Warm-Me-Up Indian Spiced Lentil Soup

Indian-Spiced Lentil Soup Vegan
Happy New Year!

I don’t know about you, but January is mostly about survival for me. After the fairy-lit fun of Christmas, the rest of winter can seem like a vitamin-d deprived, slightly damp drag. Perhaps it’s a seasonal affective disorder (SAD) thing – I strongly suspect most of us are affected in one way or another by the lack of vital sunlight.

Combating the winter blues was something I started to think about back in autumn last year. Citrus and minty smells have been proven to have a very uplifting effect so I stocked up on appropriately zesty shower gels and essential oils so I could kick-start my day on a zingy note and keep our home smelling, well, sunny. I’ve also invested in an SAD lamp – I switch it on each morning while I’m doing a little ashtanga yoga – and it really does help! With a daily dose of positive thinking, vitamin D and the occasional Berocca to give me a little boost in the form of a fizzy shove out of the door in the morning, I feel like I’ve got this season quietly under control.

Keep Calm & Curry On – Vintage Vegan Style

Of course, uplifting scents and adequate vitamin intake is all well and good but it doesn’t change the fact that it’s blimmin’ cold. And full-on winter hasn’t even hit us yet. Remember last year’s Beast From The East?! So what you need is hot soup. Lots and lots of it. Honey adores soup and she polishes off a bowl of this one quicker than any other; it’s a really nourishing, old-school vegan favourite. It has that satisfyingly earthy, happy hippy feel to it and this flavoursome version is inspired by a curried dahl soup I have enjoyed many times at Govinda’s – a lovely little oasis of calm, providing absolutely delicious vegan food in Swansea. I highly recommend a visit if you’re in the area!

I believe Govinda’s recipe includes a combination of lentils, but for simplicity’s sake I just use good old red lentils (and sometimes half yellow split peas) but you cold use any combination you like – although you may need to increase the cooking time.

This is a thick dahl (Dal? Daal? Dhal? There’s one for everyone) soup, but easily adjusted if you prefer a slightly thinner consistency. You choose how to blend it – keep a little texture or go for completely smooth. Your soup, your rules! Whatever you do, serve hot with plenty of crusty bread. Want a little crunch? For quick croutons, toast slices of good crusty white bread or baguette, then roughly chop into chunks. Dip the chunks in olive oil and sprinkle with a little sea salt and black pepper.
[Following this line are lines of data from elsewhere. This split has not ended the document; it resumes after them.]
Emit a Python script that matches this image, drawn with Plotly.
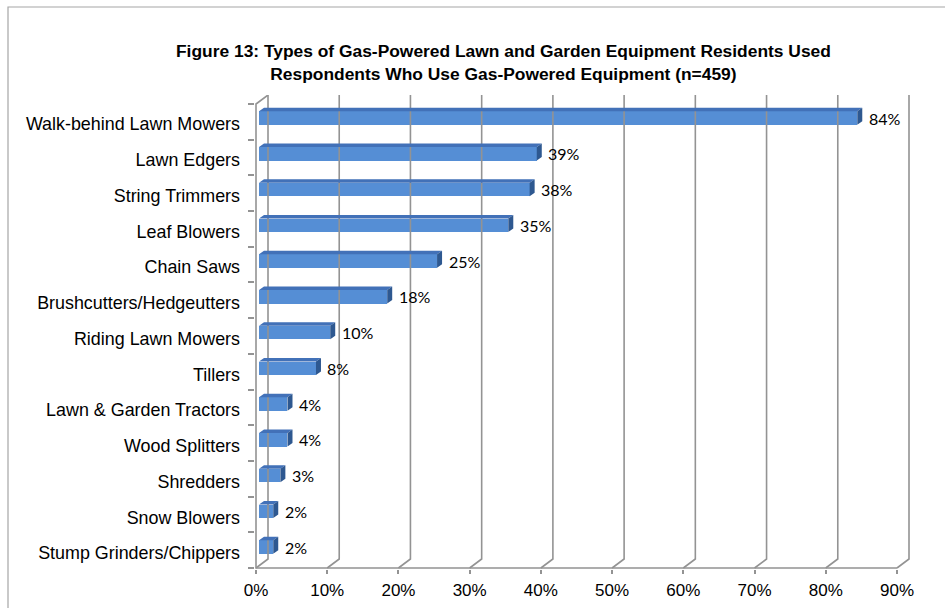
import plotly.graph_objects as go

# Survey results: share of respondents using each type of gas-powered equipment
categories = [
    "Walk-behind Lawn Mowers", "Lawn Edgers", "String Trimmers", "Leaf Blowers",
    "Chain Saws", "Brushcutters/Hedgeutters", "Riding Lawn Mowers", "Tillers",
    "Lawn & Garden Tractors", "Wood Splitters", "Shredders", "Snow Blowers",
    "Stump Grinders/Chippers",
]
values = [84, 39, 38, 35, 25, 18, 10, 8, 4, 4, 3, 2, 2]
x_ticks = [0, 10, 20, 30, 40, 50, 60, 70, 80, 90]
x_tick_text = [f"{t}%" for t in x_ticks]

title_text = ("<b>Figure 13: Types of Gas-Powered Lawn and Garden Equipment Residents Used</b><br>"
              "<b>Respondents Who Use Gas-Powered Equipment (n=459)</b>")

# ---- geometry of the pseudo-3D frame (in axis units) ----
W, H = 945, 608
ML, MR, MT, MB = 255, 34, 95, 39
X0_PX = 256.0            # pixel of 0 %
PX_PER_X = 641.0 / 90.0  # pixels per percent
PX_PER_Y = 35.75         # pixels per category step
FLOOR = -0.587           # front floor line
PLOT_H = H - MB - MT
x_min = (ML - X0_PX) / PX_PER_X
x_max = (W - MR - X0_PX) / PX_PER_X
y_bot = FLOOR - 1.0 / PX_PER_Y
y_top = y_bot + PLOT_H / PX_PER_Y

GDX = 12 / PX_PER_X      # depth offset of back wall
GDY = 9 / PX_PER_Y
WALL_TOP = FLOOR + (568 - 104) / PX_PER_Y
BACK_TOP = FLOOR + (568 - 95) / PX_PER_Y

BAR_OFF = 3 / PX_PER_X   # bars sit slightly inside the front plane
BAR_H = 13.5 / PX_PER_Y
BDX = 5 / PX_PER_X       # bar bevel depth
BDY = 3.5 / PX_PER_Y
LABEL_SHIFT = 6 / PX_PER_Y

n = len(categories)
ypos = [n - 1 - i for i in range(n)]
wall_ticks = [FLOOR + k * (WALL_TOP - FLOOR) / n for k in range(n + 1)]

grid_col = "#939393"
face_col = "#558ED5"
top_col = "#4271B8"
side_col = "#2E5890"

fig = go.Figure()

# back-wall gridlines and floor diagonals
gx, gy = [], []
for t in x_ticks:
    gx += [t, t + GDX, t + GDX, None]
    gy += [FLOOR, FLOOR + GDY, y_top + 1, None]
fig.add_trace(go.Scatter(x=gx, y=gy, mode="lines", line=dict(color=grid_col, width=1.6),
                         hoverinfo="skip", showlegend=False))

# front floor edge and left wall edge
fig.add_trace(go.Scatter(
    x=[x_ticks[0] + GDX, x_ticks[0], x_ticks[0], x_ticks[-1]],
    y=[BACK_TOP, WALL_TOP, FLOOR, FLOOR],
    mode="lines", line=dict(color=grid_col, width=1.6), hoverinfo="skip", showlegend=False))

# bar front faces
fig.add_trace(go.Bar(
    x=values, y=ypos, base=BAR_OFF, orientation="h", width=BAR_H,
    marker=dict(color=face_col, line=dict(width=0)),
    hoverinfo="skip", showlegend=False))

# bar top bevels and right-end sides
tx, ty, sx, sy = [], [], [], []
for v, y in zip(values, ypos):
    x0, x1 = BAR_OFF, BAR_OFF + v
    top, bot = y + BAR_H / 2, y - BAR_H / 2
    tx += [x0, x1, x1 + BDX, x0 + BDX, x0, None]
    ty += [top, top, top + BDY, top + BDY, top, None]
    sx += [x1, x1 + BDX, x1 + BDX, x1, x1, None]
    sy += [bot, bot + BDY, top + BDY, top, bot, None]
fig.add_trace(go.Scatter(x=tx, y=ty, mode="lines", fill="toself", fillcolor=top_col,
                         line=dict(width=0, color=top_col), hoverinfo="skip", showlegend=False))
fig.add_trace(go.Scatter(x=sx, y=sy, mode="lines", fill="toself", fillcolor=side_col,
                         line=dict(width=0, color=side_col), hoverinfo="skip", showlegend=False))

# value labels
for v, y in zip(values, ypos):
    fig.add_annotation(x=v + 1.75, y=y, text=f"{v}%", showarrow=False, xanchor="left",
                       yanchor="middle", font=dict(family="Lato", size=16, color="#000000"))

# title
fig.add_annotation(x=(503.5 - ML) / (W - ML - MR), xref="paper", y=(H - MB - 62) / PLOT_H,
                   yref="paper", text=title_text, showarrow=False, xanchor="center",
                   yanchor="middle", font=dict(family="Liberation Sans", size=17.4, color="#000000"))

# outer chart border
fig.add_shape(type="rect", xref="paper", yref="paper",
              x0=(8 - ML) / (W - ML - MR), x1=(980 - ML) / (W - ML - MR),
              y0=(H - MB - 640) / PLOT_H, y1=(H - MB - 7) / PLOT_H,
              line=dict(color="#A6A6A6", width=1.2), layer="below")

# dummy trace to activate the tick-only overlay axis
fig.add_trace(go.Scatter(x=[None], y=[None], yaxis="y2", showlegend=False, hoverinfo="skip"))

fig.update_layout(
    width=W, height=H, autosize=False,
    margin=dict(l=ML, r=MR, t=MT, b=MB, pad=0, autoexpand=False),
    paper_bgcolor="white", plot_bgcolor="rgba(0,0,0,0)",
    bargap=0,
    xaxis=dict(range=[x_min, x_max], tickvals=x_ticks, ticktext=x_tick_text,
               showgrid=False, zeroline=False, showline=False, automargin=False,
               ticks="outside", ticklen=4, tickcolor=grid_col, tickwidth=1.6,
               ticklabelstandoff=2,
               tickfont=dict(family="Liberation Sans", size=17, color="#000000")),
    yaxis=dict(range=[y_bot, y_top], tickvals=[p - LABEL_SHIFT for p in ypos], ticktext=categories,
               showgrid=False, zeroline=False, showline=False, ticks="", automargin=False,
               ticklabelstandoff=14,
               tickfont=dict(family="Liberation Sans", size=17.9, color="#000000")),
    yaxis2=dict(range=[y_bot, y_top], overlaying="y", side="left", automargin=False,
                tickvals=wall_ticks,
                showticklabels=False, showgrid=False, zeroline=False, showline=False,
                ticks="outside", ticklen=6, tickcolor=grid_col, tickwidth=1.6),
)

fig.write_html("out.html")
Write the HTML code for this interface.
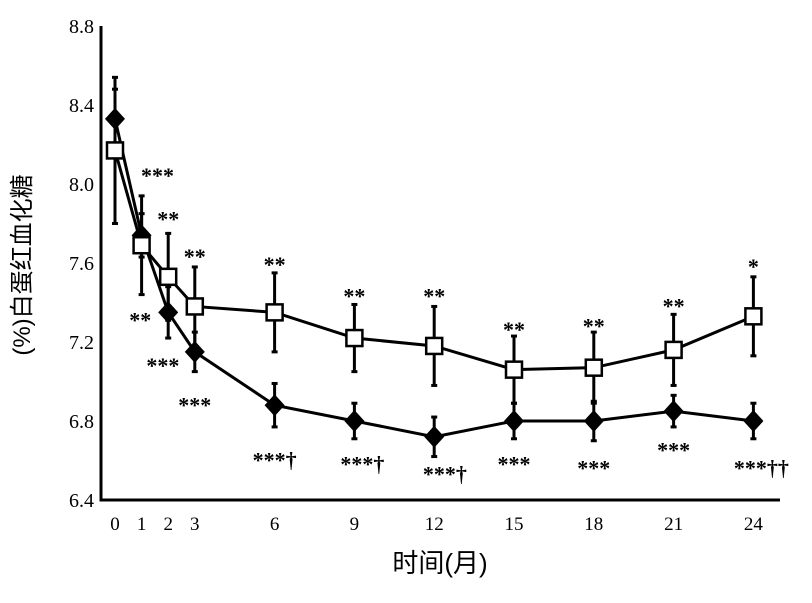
<!DOCTYPE html>
<html><head><meta charset="utf-8"><style>
html,body{margin:0;padding:0;background:#fff;}
svg{display:block;}
text{font-family:"Liberation Serif","Noto Serif CJK SC",serif;fill:#000;}
</style></head><body>
<svg id="chart" width="812" height="603" viewBox="0 0 812 603">
<text x="440" y="572" text-anchor="middle" style="font-family:'Liberation Sans','Noto Sans CJK SC',sans-serif;font-size:26px">时间(月)</text>
<text transform="translate(30,265) rotate(-90)" text-anchor="middle" style="font-family:'Liberation Sans','Noto Sans CJK SC',sans-serif;font-size:24px">(%)白蛋红血化糖</text>
</svg>
<script>
const months=[0,1,2,3,6,9,12,15,18,21,24];
const xTicks=[0,1,2,3,6,9,12,15,18,21,24];
const yTicks=[6.4,6.8,7.2,7.6,8.0,8.4,8.8];
const diamondVals=[8.33,7.74,7.35,7.15,6.88,6.80,6.72,6.80,6.80,6.85,6.80];
const diamondErr=[0.15,0.11,0.13,0.10,0.11,0.09,0.10,0.09,0.10,0.08,0.09];
const squareVals=[8.17,7.69,7.53,7.38,7.35,7.22,7.18,7.06,7.07,7.16,7.33];
const squareErr=[0.37,0.25,0.22,0.20,0.20,0.17,0.20,0.17,0.18,0.18,0.20];
const annMonths=[1.6,0.95,2,1.8,3,3,6,6,9,9.3,12,12.4,15,15,18,18,21,21,24,24.3];
const annVals=[8.06,7.33,7.84,7.10,7.65,6.90,7.61,6.62,7.45,6.60,7.45,6.55,7.28,6.60,7.30,6.58,7.40,6.67,7.60,6.58];
const annText=["***","**","**","***","**","***","**","***†","**","***†","**","***†","**","***","**","***","**","***","*","***††"];
const NS="http://www.w3.org/2000/svg";
const svg=document.getElementById('chart');
function x(m){return 115+m*26.6;}
function y(v){return 500-(v-6.4)*197.5;}
function mk(t,a,p){const e=document.createElementNS(NS,t);for(const k in a)e.setAttribute(k,a[k]);(p||svg).appendChild(e);return e;}
let ax=mk('path',{d:`M101 ${y(8.8)} V500 H780`,fill:'none',stroke:'#000','stroke-width':3});


yTicks.forEach(v=>{const t=mk('text',{x:94,y:y(v)+7,'text-anchor':'end','font-size':20});t.textContent=v.toFixed(1);

});
xTicks.forEach(m=>{const t=mk('text',{x:x(m),y:530,'text-anchor':'middle','font-size':19});t.textContent=m;

});
function series(vals,err,name,shape){
  const g=mk('g',{});
  
  
  vals.forEach((v,i)=>{const cx=x(months[i]);
    mk('line',{x1:cx,x2:cx,y1:y(v+err[i]),y2:y(v-err[i]),stroke:'#000','stroke-width':3},g);
    mk('line',{x1:cx-3,x2:cx+3,y1:y(v+err[i]),y2:y(v+err[i]),stroke:'#000','stroke-width':3},g);
    mk('line',{x1:cx-3,x2:cx+3,y1:y(v-err[i]),y2:y(v-err[i]),stroke:'#000','stroke-width':3},g);});
  mk('polyline',{points:vals.map((v,i)=>x(months[i])+','+y(v)).join(' '),fill:'none',stroke:'#000','stroke-width':3},g);
  vals.forEach((v,i)=>{const cx=x(months[i]),cy=y(v);let m;
    if(shape==='sq')m=mk('rect',{x:cx-8,y:cy-8,width:16,height:16,fill:'#fff',stroke:'#000','stroke-width':2.5},g);
    else m=mk('polygon',{points:`${cx},${cy-11} ${cx+10},${cy} ${cx},${cy+11} ${cx-10},${cy}`,fill:'#000'},g);
    
    });
}
series(diamondVals,diamondErr,'diamond-series','dm');
series(squareVals,squareErr,'square-series','sq');
annText.forEach((s,i)=>{const t=mk('text',{x:x(annMonths[i]),y:y(annVals[i])+11,'text-anchor':'middle','font-size':22,'font-weight':'bold'});t.textContent=s;

});
</script>
</body></html>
Scatter with wild abandon over your piping hot soup!

Stay cosy peeps!

Makes about four big bowls.

1 tbsp oil (any, I quite like coconut oil here though)
1 onion, chopped
1 large stick of celery, chopped
250g sweet potatoes, carrots or squash, or a combination (peeled and chopped/cubed weight)
1 garlic clove, crushed (or use 1/2 tsp powder)
1 tbsp finely chopped or grated ginger
1 tbsp medium curry powder
1 tsp garam masala
1/4 tsp chilli flakes (optional – omit if you’d like less heat)
175g red lentils, rinsed well (or use a combination of red, yellow, mung etc)
1 litre hot water from a kettle
1 tbsp lemon juice
About a tablespoon of chopped fresh coriander

  1. Gently fry the onion and celery in the oil until softened then add the sweet potatoes, garlic and ginger and fry for a few more minutes.
  2. Sprinkle in the curry powder, garam masala and chilli flakes (if using) and stir until everything is nicely coated. Softly fry for a further minute or two to release all those lovely spicy flavours!
  3. Now add the rinsed lentils, hot water and lemon juice and give it a good stir.
  4. Loosely cover with a lid and simmer for 45-60 minutes, until the lentils and vegetables are soft.
  5. If there is clearly a lot of liquid, use a ladle to remove about a cup and set aside. Use a hand blender to blitz the soup to a consistency you like. Add the coriander and a little of the reserved liquid if you want to thin it out a bit.